__Data section__:
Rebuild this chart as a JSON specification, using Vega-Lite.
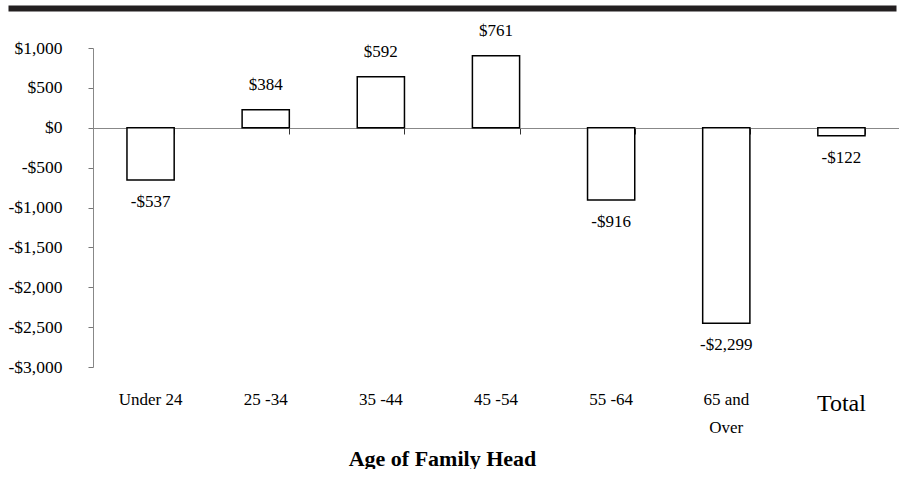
{
  "$schema": "https://vega.github.io/schema/vega-lite/v6.json",
  "padding": {"left": 8, "top": 2, "right": 0, "bottom": 0},
  "background": "white",
  "config": {
    "font": "Liberation Serif",
    "view": {"stroke": null},
    "axis": {"labelFont": "Liberation Serif", "titleFont": "Liberation Serif", "labelColor": "black", "titleColor": "black", "grid": false},
    "axisY": {
      "title": null, "values": [-3000, -2500, -2000, -1500, -1000, -500, 0, 500, 1000],
      "labelExpr": "datum.value < 0 ? '-$' + format(-datum.value, ',') : '$' + format(datum.value, ',')",
      "labelFontSize": 17.5, "labelPadding": 26, "tickSize": 5, "tickColor": "#777", "domainColor": "#888", "domainWidth": 1
    }
  },
  "bounds": "full",
  "spacing": 7,
  "vconcat": [
    {
      "width": 806,
      "height": 1,
      "data": {"values": [{"a": 0}, {"a": 1}]},
      "mark": {"type": "text", "text": ""},
      "encoding": {
        "x": {
          "field": "a", "type": "quantitative",
          "scale": {"domain": [0, 1], "range": [-85, 803]},
          "axis": {"orient": "top", "domain": true, "domainColor": "#231f20", "domainWidth": 6, "ticks": false, "labels": false, "title": null, "grid": false}
        }
      }
    },
    {
      "width": 806,
      "height": 319,
      "data": {
        "values": [
          {"age": "Under 24", "value": -655, "label": "-$537"},
          {"age": "25 -34", "value": 226, "label": "$384"},
          {"age": "35 -44", "value": 639, "label": "$592"},
          {"age": "45 -54", "value": 902, "label": "$761"},
          {"age": "55 -64", "value": -905, "label": "-$916"},
          {"age": "65 and Over", "value": -2452, "label": "-$2,299"},
          {"age": "Total", "value": -100, "label": "-$122"}
        ]
      },
      "resolve": {"axis": {"x": "independent"}},
      "layer": [
        {
          "mark": {"type": "bar", "fill": "white", "stroke": "black", "strokeWidth": 1.5},
          "encoding": {
            "x": {
              "field": "age", "type": "nominal", "sort": null,
              "scale": {"paddingInner": 0.59, "paddingOuter": 0.295},
              "axis": {"orient": "bottom", "offset": -239, "labels": false, "title": null, "domain": true, "domainColor": "#888", "domainWidth": 1, "ticks": true, "tickBand": "extent", "tickSize": 6, "tickColor": "#333", "tickWidth": 1}
            },
            "y": {
              "field": "value", "type": "quantitative",
              "scale": {"domain": [-3000, 1000], "nice": false}
            }
          }
        },
        {
          "transform": [{"filter": "datum.value >= 0"}],
          "mark": {"type": "text", "baseline": "middle", "dy": -25, "fontSize": 17, "font": "Liberation Serif", "color": "black"},
          "encoding": {
            "x": {"field": "age", "type": "nominal", "sort": null, "axis": null},
            "y": {"field": "value", "type": "quantitative"},
            "text": {"field": "label"}
          }
        },
        {
          "transform": [{"filter": "datum.value < 0"}],
          "mark": {"type": "text", "baseline": "middle", "dy": 22, "fontSize": 17, "font": "Liberation Serif", "color": "black"},
          "encoding": {
            "x": {
              "field": "age", "type": "nominal", "sort": null,
              "axis": {
                "orient": "bottom", "domain": false, "ticks": false, "labelAngle": 0,
                "labelPadding": 24, "labelFontSize": {"condition": {"test": "datum.value == 'Total'", "value": 24}, "value": 17},
                "labelExpr": "datum.value == '65 and Over' ? ['65 and', 'Over'] : datum.value",
                "labelLineHeight": 28,
                "title": "Age of Family Head", "titleFontSize": 22, "titleFontWeight": "bold", "titlePadding": 13,
                "titleX": 349, "titleAlign": "center"
              }
            },
            "y": {"field": "value", "type": "quantitative"},
            "text": {"field": "label"}
          }
        }
      ]
    }
  ]
}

__What you should do__: What is needed is an exact reproduction of the data, pictures excluded.

__Response__:
Rebuild this chart as a JSON specification, using Vega-Lite.
{
  "$schema": "https://vega.github.io/schema/vega-lite/v6.json",
  "padding": {"left": 8, "top": 2, "right": 0, "bottom": 0},
  "background": "white",
  "config": {
    "font": "Liberation Serif",
    "view": {"stroke": null},
    "axis": {"labelFont": "Liberation Serif", "titleFont": "Liberation Serif", "labelColor": "black", "titleColor": "black", "grid": false},
    "axisY": {
      "title": null, "values": [-3000, -2500, -2000, -1500, -1000, -500, 0, 500, 1000],
      "labelExpr": "datum.value < 0 ? '-$' + format(-datum.value, ',') : '$' + format(datum.value, ',')",
      "labelFontSize": 17.5, "labelPadding": 26, "tickSize": 5, "tickColor": "#777", "domainColor": "#888", "domainWidth": 1
    }
  },
  "bounds": "full",
  "spacing": 7,
  "vconcat": [
    {
      "width": 806,
      "height": 1,
      "data": {"values": [{"a": 0}, {"a": 1}]},
      "mark": {"type": "text", "text": ""},
      "encoding": {
        "x": {
          "field": "a", "type": "quantitative",
          "scale": {"domain": [0, 1], "range": [-85, 803]},
          "axis": {"orient": "top", "domain": true, "domainColor": "#231f20", "domainWidth": 6, "ticks": false, "labels": false, "title": null, "grid": false}
        }
      }
    },
    {
      "width": 806,
      "height": 319,
      "data": {
        "values": [
          {"age": "Under 24", "value": -655, "label": "-$537"},
          {"age": "25 -34", "value": 226, "label": "$384"},
          {"age": "35 -44", "value": 639, "label": "$592"},
          {"age": "45 -54", "value": 902, "label": "$761"},
          {"age": "55 -64", "value": -905, "label": "-$916"},
          {"age": "65 and Over", "value": -2452, "label": "-$2,299"},
          {"age": "Total", "value": -100, "label": "-$122"}
        ]
      },
      "resolve": {"axis": {"x": "independent"}},
      "layer": [
        {
          "mark": {"type": "bar", "fill": "white", "stroke": "black", "strokeWidth": 1.5},
          "encoding": {
            "x": {
              "field": "age", "type": "nominal", "sort": null,
              "scale": {"paddingInner": 0.59, "paddingOuter": 0.295},
              "axis": {"orient": "bottom", "offset": -239, "labels": false, "title": null, "domain": true, "domainColor": "#888", "domainWidth": 1, "ticks": true, "tickBand": "extent", "tickSize": 6, "tickColor": "#333", "tickWidth": 1}
            },
            "y": {
              "field": "value", "type": "quantitative",
              "scale": {"domain": [-3000, 1000], "nice": false}
            }
          }
        },
        {
          "transform": [{"filter": "datum.value >= 0"}],
          "mark": {"type": "text", "baseline": "middle", "dy": -25, "fontSize": 17, "font": "Liberation Serif", "color": "black"},
          "encoding": {
            "x": {"field": "age", "type": "nominal", "sort": null, "axis": null},
            "y": {"field": "value", "type": "quantitative"},
            "text": {"field": "label"}
          }
        },
        {
          "transform": [{"filter": "datum.value < 0"}],
          "mark": {"type": "text", "baseline": "middle", "dy": 22, "fontSize": 17, "font": "Liberation Serif", "color": "black"},
          "encoding": {
            "x": {
              "field": "age", "type": "nominal", "sort": null,
              "axis": {
                "orient": "bottom", "domain": false, "ticks": false, "labelAngle": 0,
                "labelPadding": 24, "labelFontSize": {"condition": {"test": "datum.value == 'Total'", "value": 24}, "value": 17},
                "labelExpr": "datum.value == '65 and Over' ? ['65 and', 'Over'] : datum.value",
                "labelLineHeight": 28,
                "title": "Age of Family Head", "titleFontSize": 22, "titleFontWeight": "bold", "titlePadding": 13,
                "titleX": 349, "titleAlign": "center"
              }
            },
            "y": {"field": "value", "type": "quantitative"},
            "text": {"field": "label"}
          }
        }
      ]
    }
  ]
}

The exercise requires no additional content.